Interestingly, the new Zeiss Milvus 85/1.4 which does not have the strong field flattening of the Zeiss Otus has extreme 3D pop - take almost any picture from the flickr group... for example this one.
Here is an example from a macro lens with great 3D pop, the Fujinon X 80/2.8. I photographed a light pattern and then defocused towards infinity. What you see is that the central part of the image bulges towards the viewer when defocused whereas the edges curve away, giving a strong 3D effect.
The 3D rendering qualities of a lens have become a main criterion for me when choosing lenses for my work as a filmmaker - because to have this 3D pop is paramount for drawing an audience into a 2D scene. 3D high fidelity definitely helps creating an emotional response when watching an image. Some of my lenses with best 3D pop: Anything from Fuji X (16-55, 50-140, 80 macro, 56/1.2), Zeiss Distagon 25/2, Distagon 35/1.4. Counterexamples: A technically great lens which I had to get rid of due to flat imagery is the Canon 16-35/4 L. The Sigma 24/1.4 Art had to go immediately after I compared to the Zeiss 25/2. Also, I tested a 25K Canon Cinezoom vs a similar one from Fujinon and the Canon was awfully flat. Lens designers from Angenieux, Cooke, Fujinon and Zeiss seem to have a particularly strong emphasis on 3D high fidelity. There are some possible drawbacks to this approach, such as weak edge performance and a swirly bokeh. As always, everything is a compromise, but hopefully an intelligent, balanced one.
Back to binoculars. Comparing 7/8x42s the Leica Ultravids, the Zeiss HT and Zeiss Victory FL (7x42) have good 3D pop being classic curved field designs. The Swaro SLC should be in that group, too, but I don´t remember that one well. Comparing the Leica 7x42 to the Zeiss Victory 7x42 is interesting because both have curved fields but the Leica has a much better correction of other aberrations in the outer field which is what I suspect an ideal approach - curved field and good aberration control but not overcorrection of all aberrations. The Zeiss SF is not too bad, as the field flattening is a somewhat irregular, wavy one.
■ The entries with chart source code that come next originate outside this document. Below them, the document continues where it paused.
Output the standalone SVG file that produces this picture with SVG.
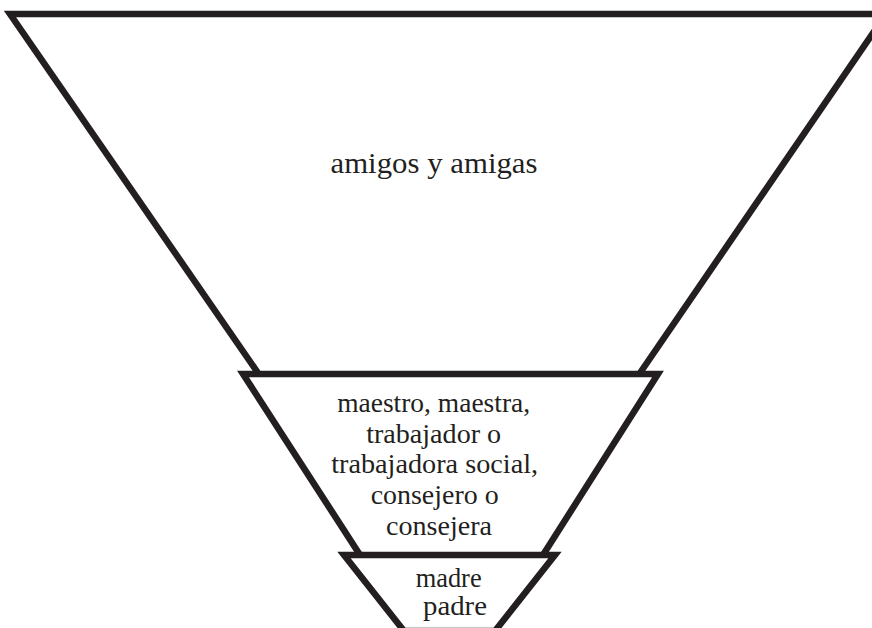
<svg xmlns="http://www.w3.org/2000/svg" width="872" height="628" viewBox="0 0 872 628">
<style>
.edge{fill:none;stroke:#231f20;stroke-width:6.5;stroke-linejoin:miter;stroke-miterlimit:10}
.lbl{font-family:"Liberation Serif","Times New Roman",serif;fill:#231f20;text-anchor:middle}
</style>
<rect width="872" height="628" fill="#ffffff"/>
<g id="amigos">
<polyline class="edge" points="258,373 10,14 886,14 640,373"/>
<text class="lbl" x="434" y="173" font-size="29" textLength="207" lengthAdjust="spacingAndGlyphs">amigos y amigas</text>
</g>
<g id="maestro">
<polyline class="edge" points="360,555 243,374 658,374 543,555"/>
<text class="lbl" font-size="27">
<tspan x="437" y="412" textLength="193" lengthAdjust="spacingAndGlyphs">maestro, maestra,</tspan>
<tspan x="437" y="443" textLength="135" lengthAdjust="spacingAndGlyphs">trabajador o</tspan>
<tspan x="438" y="473" textLength="207" lengthAdjust="spacingAndGlyphs">trabajadora social,</tspan>
<tspan x="438" y="504" textLength="128" lengthAdjust="spacingAndGlyphs">consejero o</tspan>
<tspan x="439" y="535" textLength="106" lengthAdjust="spacingAndGlyphs">consejera</tspan>
</text>
</g>
<g id="madre">
<polygon class="edge" points="344,555 555,555 495,631 404,631"/>
<text class="lbl" font-size="27">
<tspan x="452" y="587" textLength="66" lengthAdjust="spacingAndGlyphs">madre</tspan>
<tspan x="455" y="615" textLength="64" lengthAdjust="spacingAndGlyphs">padre</tspan>
</text>
</g>
<g id="connectors"></g>
</svg>
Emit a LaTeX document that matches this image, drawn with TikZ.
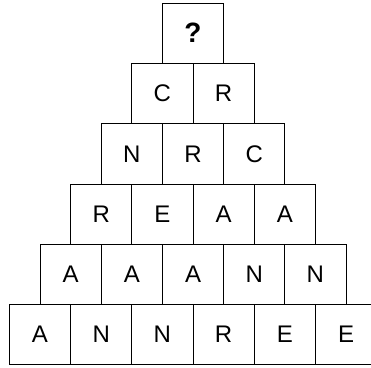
\documentclass[tikz,border=0pt]{standalone}
\usepackage{fontspec}
\setmainfont{Liberation Sans}

\begin{document}
\begin{tikzpicture}[x=1pt, y=1pt,
		cell/.style={draw, line width=0.9pt, minimum width=61.2pt, minimum height=60.3pt, inner sep=0pt, font=\fontsize{24}{28}\selectfont}]
	% Bildbereich
	\useasboundingbox (0,0) rectangle (371,-367);
	% Spitze
	\node[cell, font=\fontsize{28}{32}\selectfont\bfseries] (c-1-1) at (193,-33.2) {?};
	% Reihen darunter
	\foreach \r/\word in {2/{C,R},3/{N,R,C},4/{R,E,A,A},5/{A,A,A,N,N},6/{A,N,N,R,E,E}}
		\foreach \l [count=\i] in \word
			\node[cell] (c-\r-\i) at ({193+(\i-(\r+1)/2)*61.2}, {-33.2-(\r-1)*60.3}) {\l};
\end{tikzpicture}
\end{document}
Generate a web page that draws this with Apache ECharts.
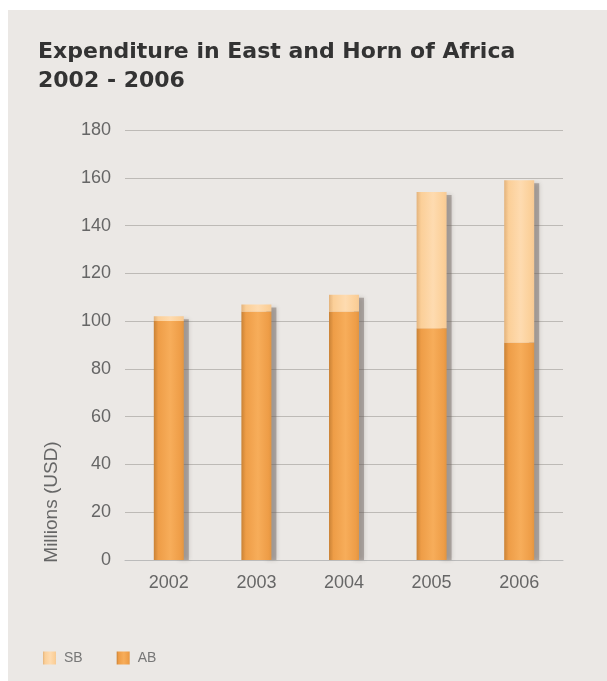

The binoculars with strong field flattening - Nikon EDG , Swarovision and Leica Noctivid are pretty bad in 3D high fidelity, with a very flat rendering. This is the curse of flat field.
I for sure take a lot of pleasure from a deep, well rounded 3D image when using my Ultravids. With my Nikon EDG, I just miss that special something that the Ultravids deliver in spades. As always, the choice of a binocular will always be a compromise and the Nikon has a lot of other great qualities to offer, but it does have that Achilles heel of field flattening.